Down in the BA docks, there was a notorious area at the time, known as the ‘Arches’ where cafes and bars, dance halls and clubs were flourishing, and it was a magnet for visiting seamen. On our visit, the atmosphere on shore visits was charged up, especially for us young apprentices, ignorant but game as we were. Expectations were high as we set out to taste all the delights on offer, and there was a distinctive musical background with orchestras belting out tangos and the loud piano bars wherever we went. There was a fascination which has lasted to this day. The Argentinians only got going late on into the night, and it was quite usual to see families with young children dining in the city around midnight or later. As a result of the late hours, some of us took a rest in the evening, and went ashore better prepared for an all night foray.
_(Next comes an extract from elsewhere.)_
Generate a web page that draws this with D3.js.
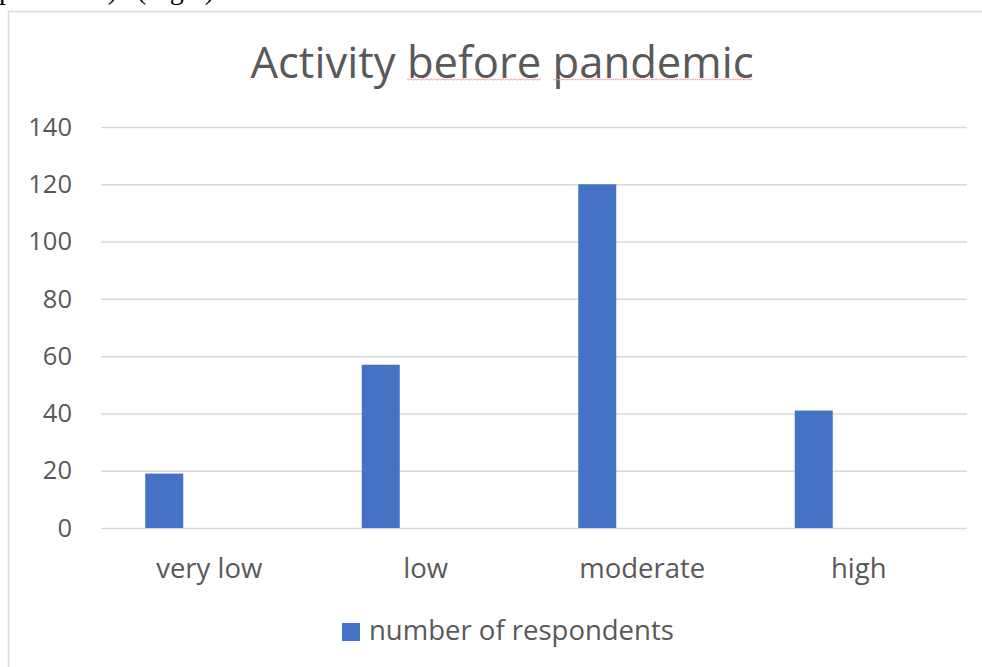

There were many highlights of this visit, or possibly low points, depending on your viewpoint. On one occasion in an upstairs dance hall, there was the usual music, drinking, and dancing, and some of our crew were seen hanging on to girls on the dance floor and generally having a good time. Some of them however, the worse for wear, were also spotted urinating in the corner of the room creating damp patches in the ceiling below!
Our discharge alongside took two riotous weeks, and near the last night, shots were heard from the shore in the early hours. It turned out that some of the returning crew had been fired on by the port police, after they had kicked over bins, and generally created mayhem as they staggered back on board. There was a breathless discussion in the mess room afterwards as they re-lived what had happened. It had been a memorable port stay that had fully lived up to expectations.
Next stop was Vitoria in Brazil to load iron ore for a homeward run. This was completed without further incident, the loading going very quickly, and giving no time for high jinx ashore. Only the rhythmic music flooding the radio waves told us what we were missing.
In Bremen, we all left the ship to travel home in the ferry from the Hook of Holland to Harwich. Our crew at the end of the voyage were a mixed bag of seamen that had been recruited or obtained in various ports around the world. They were replacements for those that had signed on in Liverpool. Some were hard cases, with a story to tell, and there were more incidents on the ferry as drink and freedom took hold. The author’s last recollection of this trip, was an AB with a bird in a cage covered by a cloth. We were boarding the train in Harwich. Responding to requests to see the bird, the owner lifted the cloth only to see the parrot laying flat on it’s back in the bottom of the cage with it’s feet in the air. It was somehow symbolic of the whole unforgettable trip.